>> BEGIN

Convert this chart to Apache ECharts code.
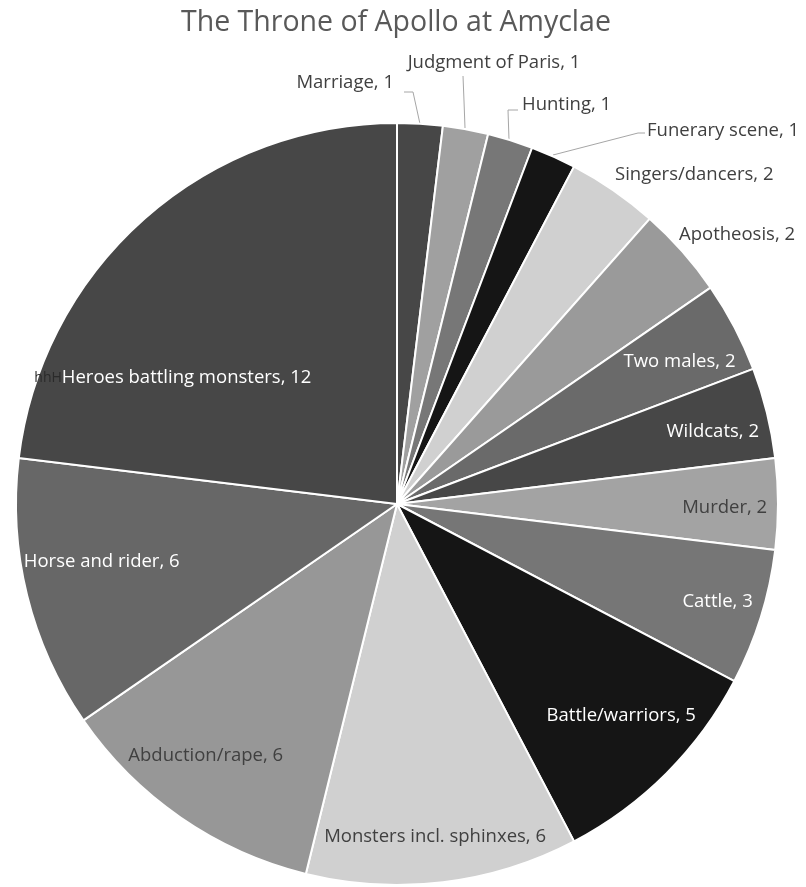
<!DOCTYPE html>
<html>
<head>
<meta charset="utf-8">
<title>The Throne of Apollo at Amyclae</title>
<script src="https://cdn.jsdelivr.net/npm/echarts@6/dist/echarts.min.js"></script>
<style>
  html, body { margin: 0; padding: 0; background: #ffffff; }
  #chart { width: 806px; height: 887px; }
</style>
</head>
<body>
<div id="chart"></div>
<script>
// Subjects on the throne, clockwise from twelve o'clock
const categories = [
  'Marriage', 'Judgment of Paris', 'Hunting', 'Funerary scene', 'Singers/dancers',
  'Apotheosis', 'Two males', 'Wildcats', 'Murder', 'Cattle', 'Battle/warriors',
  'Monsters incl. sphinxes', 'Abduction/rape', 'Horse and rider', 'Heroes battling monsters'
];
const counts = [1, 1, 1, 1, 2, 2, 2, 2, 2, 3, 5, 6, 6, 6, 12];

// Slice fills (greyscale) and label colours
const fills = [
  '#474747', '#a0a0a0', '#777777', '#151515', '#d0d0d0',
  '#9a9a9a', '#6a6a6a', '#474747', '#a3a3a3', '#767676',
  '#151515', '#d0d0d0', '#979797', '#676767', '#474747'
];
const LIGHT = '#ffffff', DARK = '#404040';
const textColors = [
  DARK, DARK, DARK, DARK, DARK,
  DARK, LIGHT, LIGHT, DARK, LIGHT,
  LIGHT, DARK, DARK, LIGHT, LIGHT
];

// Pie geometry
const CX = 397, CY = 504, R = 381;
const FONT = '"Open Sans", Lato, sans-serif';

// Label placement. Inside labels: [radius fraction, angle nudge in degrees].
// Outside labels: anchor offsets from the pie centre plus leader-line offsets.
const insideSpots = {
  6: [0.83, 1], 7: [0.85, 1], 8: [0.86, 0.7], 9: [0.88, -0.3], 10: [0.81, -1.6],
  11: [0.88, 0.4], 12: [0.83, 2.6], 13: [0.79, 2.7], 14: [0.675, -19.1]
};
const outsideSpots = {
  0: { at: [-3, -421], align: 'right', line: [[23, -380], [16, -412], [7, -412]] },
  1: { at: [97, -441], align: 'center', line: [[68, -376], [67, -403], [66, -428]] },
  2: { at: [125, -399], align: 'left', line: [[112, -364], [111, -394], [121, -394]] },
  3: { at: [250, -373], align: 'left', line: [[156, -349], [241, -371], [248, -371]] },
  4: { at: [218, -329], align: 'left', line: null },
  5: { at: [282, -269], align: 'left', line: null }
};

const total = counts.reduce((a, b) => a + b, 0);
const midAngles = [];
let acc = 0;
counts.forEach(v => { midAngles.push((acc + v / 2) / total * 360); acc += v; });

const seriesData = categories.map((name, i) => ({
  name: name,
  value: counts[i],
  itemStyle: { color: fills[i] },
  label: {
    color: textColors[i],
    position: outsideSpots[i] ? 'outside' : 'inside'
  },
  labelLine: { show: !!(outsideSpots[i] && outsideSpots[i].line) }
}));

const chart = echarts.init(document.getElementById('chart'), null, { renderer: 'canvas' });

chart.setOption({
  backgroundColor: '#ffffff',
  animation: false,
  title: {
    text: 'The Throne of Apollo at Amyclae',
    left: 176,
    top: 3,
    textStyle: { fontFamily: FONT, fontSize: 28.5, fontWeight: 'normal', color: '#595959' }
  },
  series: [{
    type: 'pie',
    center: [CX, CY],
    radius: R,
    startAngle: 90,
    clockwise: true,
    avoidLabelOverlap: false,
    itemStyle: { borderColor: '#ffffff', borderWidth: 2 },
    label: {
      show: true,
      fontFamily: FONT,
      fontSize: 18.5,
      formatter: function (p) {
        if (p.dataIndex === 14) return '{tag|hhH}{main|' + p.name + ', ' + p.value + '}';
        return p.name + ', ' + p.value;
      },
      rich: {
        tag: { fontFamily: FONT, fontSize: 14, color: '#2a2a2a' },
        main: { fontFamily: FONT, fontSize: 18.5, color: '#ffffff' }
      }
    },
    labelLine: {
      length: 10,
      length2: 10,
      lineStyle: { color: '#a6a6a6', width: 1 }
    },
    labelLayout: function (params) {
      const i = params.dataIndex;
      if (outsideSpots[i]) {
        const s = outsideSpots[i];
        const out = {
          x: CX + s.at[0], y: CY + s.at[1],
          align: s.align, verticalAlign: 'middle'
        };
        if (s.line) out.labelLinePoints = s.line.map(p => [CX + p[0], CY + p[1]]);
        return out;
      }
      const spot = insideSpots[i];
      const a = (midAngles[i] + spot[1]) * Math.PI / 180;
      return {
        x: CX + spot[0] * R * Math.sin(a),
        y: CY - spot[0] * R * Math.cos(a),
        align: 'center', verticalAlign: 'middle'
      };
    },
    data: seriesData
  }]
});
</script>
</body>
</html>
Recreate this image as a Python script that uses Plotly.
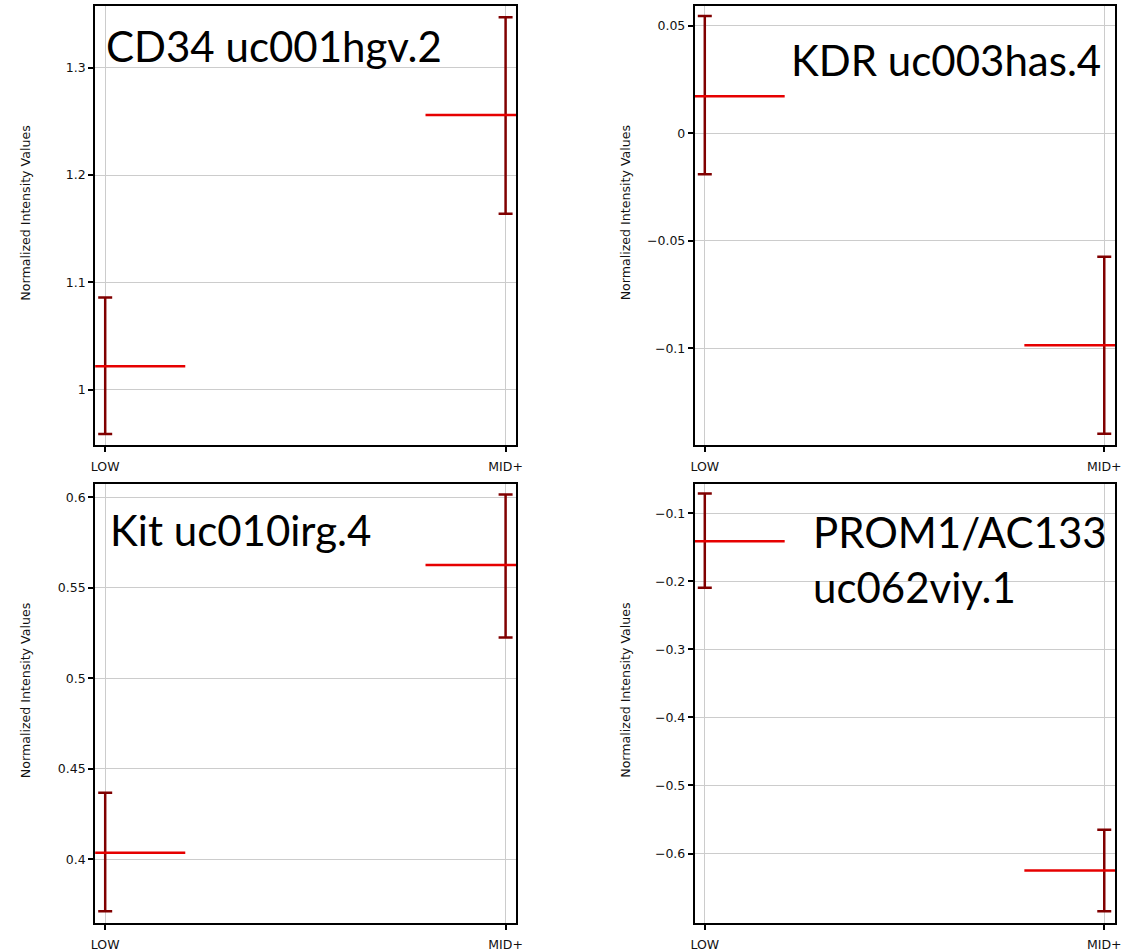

>> END

### WHAT THIS TASK INVOLVES
Reproduce each entry verbatim, excluding any embedded images.

### FINISHED EXERCISE
Convert this chart to Apache ECharts code.
<!DOCTYPE html>
<html>
<head>
<meta charset="utf-8">
<title>The Throne of Apollo at Amyclae</title>
<script src="https://cdn.jsdelivr.net/npm/echarts@6/dist/echarts.min.js"></script>
<style>
  html, body { margin: 0; padding: 0; background: #ffffff; }
  #chart { width: 806px; height: 887px; }
</style>
</head>
<body>
<div id="chart"></div>
<script>
// Subjects on the throne, clockwise from twelve o'clock
const categories = [
  'Marriage', 'Judgment of Paris', 'Hunting', 'Funerary scene', 'Singers/dancers',
  'Apotheosis', 'Two males', 'Wildcats', 'Murder', 'Cattle', 'Battle/warriors',
  'Monsters incl. sphinxes', 'Abduction/rape', 'Horse and rider', 'Heroes battling monsters'
];
const counts = [1, 1, 1, 1, 2, 2, 2, 2, 2, 3, 5, 6, 6, 6, 12];

// Slice fills (greyscale) and label colours
const fills = [
  '#474747', '#a0a0a0', '#777777', '#151515', '#d0d0d0',
  '#9a9a9a', '#6a6a6a', '#474747', '#a3a3a3', '#767676',
  '#151515', '#d0d0d0', '#979797', '#676767', '#474747'
];
const LIGHT = '#ffffff', DARK = '#404040';
const textColors = [
  DARK, DARK, DARK, DARK, DARK,
  DARK, LIGHT, LIGHT, DARK, LIGHT,
  LIGHT, DARK, DARK, LIGHT, LIGHT
];

// Pie geometry
const CX = 397, CY = 504, R = 381;
const FONT = '"Open Sans", Lato, sans-serif';

// Label placement. Inside labels: [radius fraction, angle nudge in degrees].
// Outside labels: anchor offsets from the pie centre plus leader-line offsets.
const insideSpots = {
  6: [0.83, 1], 7: [0.85, 1], 8: [0.86, 0.7], 9: [0.88, -0.3], 10: [0.81, -1.6],
  11: [0.88, 0.4], 12: [0.83, 2.6], 13: [0.79, 2.7], 14: [0.675, -19.1]
};
const outsideSpots = {
  0: { at: [-3, -421], align: 'right', line: [[23, -380], [16, -412], [7, -412]] },
  1: { at: [97, -441], align: 'center', line: [[68, -376], [67, -403], [66, -428]] },
  2: { at: [125, -399], align: 'left', line: [[112, -364], [111, -394], [121, -394]] },
  3: { at: [250, -373], align: 'left', line: [[156, -349], [241, -371], [248, -371]] },
  4: { at: [218, -329], align: 'left', line: null },
  5: { at: [282, -269], align: 'left', line: null }
};

const total = counts.reduce((a, b) => a + b, 0);
const midAngles = [];
let acc = 0;
counts.forEach(v => { midAngles.push((acc + v / 2) / total * 360); acc += v; });

const seriesData = categories.map((name, i) => ({
  name: name,
  value: counts[i],
  itemStyle: { color: fills[i] },
  label: {
    color: textColors[i],
    position: outsideSpots[i] ? 'outside' : 'inside'
  },
  labelLine: { show: !!(outsideSpots[i] && outsideSpots[i].line) }
}));

const chart = echarts.init(document.getElementById('chart'), null, { renderer: 'canvas' });

chart.setOption({
  backgroundColor: '#ffffff',
  animation: false,
  title: {
    text: 'The Throne of Apollo at Amyclae',
    left: 176,
    top: 3,
    textStyle: { fontFamily: FONT, fontSize: 28.5, fontWeight: 'normal', color: '#595959' }
  },
  series: [{
    type: 'pie',
    center: [CX, CY],
    radius: R,
    startAngle: 90,
    clockwise: true,
    avoidLabelOverlap: false,
    itemStyle: { borderColor: '#ffffff', borderWidth: 2 },
    label: {
      show: true,
      fontFamily: FONT,
      fontSize: 18.5,
      formatter: function (p) {
        if (p.dataIndex === 14) return '{tag|hhH}{main|' + p.name + ', ' + p.value + '}';
        return p.name + ', ' + p.value;
      },
      rich: {
        tag: { fontFamily: FONT, fontSize: 14, color: '#2a2a2a' },
        main: { fontFamily: FONT, fontSize: 18.5, color: '#ffffff' }
      }
    },
    labelLine: {
      length: 10,
      length2: 10,
      lineStyle: { color: '#a6a6a6', width: 1 }
    },
    labelLayout: function (params) {
      const i = params.dataIndex;
      if (outsideSpots[i]) {
        const s = outsideSpots[i];
        const out = {
          x: CX + s.at[0], y: CY + s.at[1],
          align: s.align, verticalAlign: 'middle'
        };
        if (s.line) out.labelLinePoints = s.line.map(p => [CX + p[0], CY + p[1]]);
        return out;
      }
      const spot = insideSpots[i];
      const a = (midAngles[i] + spot[1]) * Math.PI / 180;
      return {
        x: CX + spot[0] * R * Math.sin(a),
        y: CY - spot[0] * R * Math.cos(a),
        align: 'center', verticalAlign: 'middle'
      };
    },
    data: seriesData
  }]
});
</script>
</body>
</html>
Recreate this image as a Python script that uses Plotly.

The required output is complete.